Compare two data frames. Using a key-column common to both tables, see which rows are common and highlight differing values by column.

Usage

tblcompare(
  .data_a,
  .data_b,
  by,
  allow_bothNA = TRUE,
  ncol_by_out = 3,
  coerce = TRUE
)

value_diffs(comparison, col)

# S3 method for tbcmp_compare
value_diffs(comparison, col)

all_value_diffs(comparison)

# S3 method for tbcmp_compare
all_value_diffs(comparison)

Arguments

.data_a

A data frame or data table

.data_b

A data frame or data table

by

tidy-select. Selection of columns to use when matching rows between .data_a and .data_b. Both data frames must be unique on by.

allow_bothNA

Logical. If TRUE a missing value in both data frames is considered as equal

ncol_by_out

Number of by-columns to include in col_diffs and unmatched_rows output

coerce

Logical.

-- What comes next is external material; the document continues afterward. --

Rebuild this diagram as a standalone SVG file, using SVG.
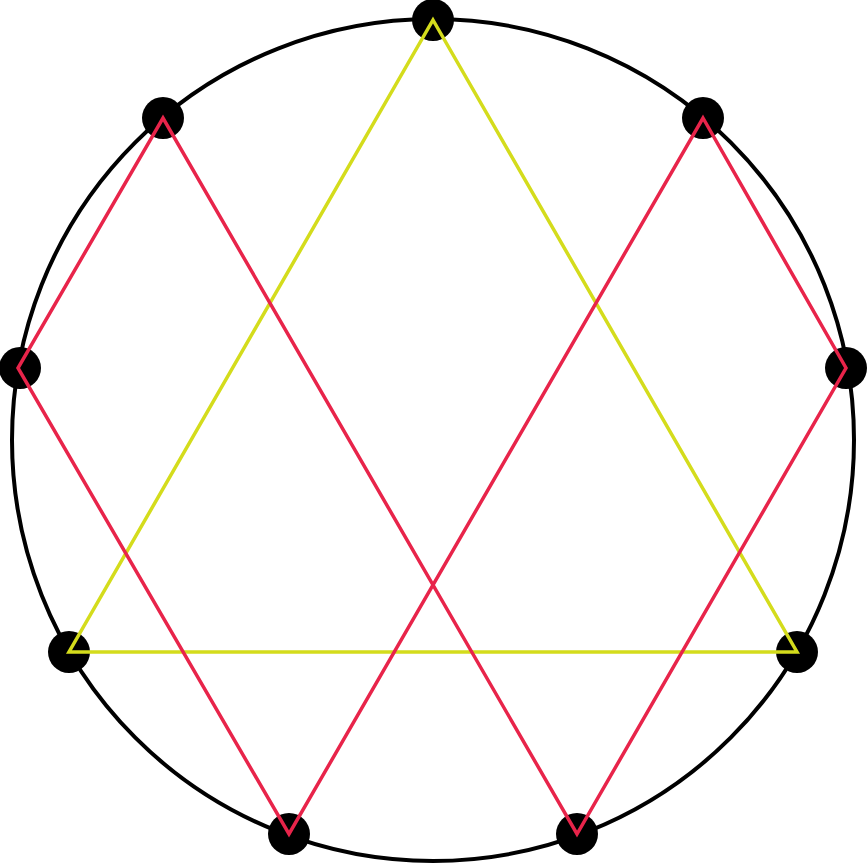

If False only columns with the same class are compared.

comparison

An object of class "tbcmp_compare" (the output of a tablecompare::tablecompare() call)

col

tidy-select. A single column

Value

tblcompare()

A "tbcmp_compare"-class object, which is a list of data.table`s having the following elements:

tables

A data.table with one row per input table showing the number of rows and columns in each.

by

A data.table with one row per by column showing the class of the column in each of the input tables.

summ

A data.table with one row per column common to .data_a and .data_b and columns "n_diffs" showing the number of values which are different between the two tables, "class_a"/"class_b" the class of the column in each table, and "value_diffs" a (nested) data.table showing the rows in each input table where values are unequal, the values in each table, and one column for each of the first ncol_by_out by columns for the identified rows in the input tables.

unmatched_cols

A data.table with one row per column which is in one input table but not the other and columns "table": which table the column appears in, "column": the name of the column, and "class": the class of the column.

unmatched_rows

A data.table which, for each row present in one input table but not the other, contains the columns "table": which table the row appears in, "i" the row number of the input row, and one column for each of the first ncol_by_out by columns for each row.

value_diffs()

A data.table with one row for each element of col found to be unequal between the input tables ( .data_a and .data_b from the original tblcompare() call) The output table has columns "i_a"/"i_b": the row number of the element in the input tables, "val_a"/"val_b": the value of col in the input tables, and one column for each of the first ncol_by_out by columns for the identified rows in the input tables.

all_value_diffs()

A data.table of the value_diffs() output for all columns having at least one value difference, combined row-wise into a single table. To facilitate this combination into a single table, the "val_a" and "val_b" columns are coerced to character.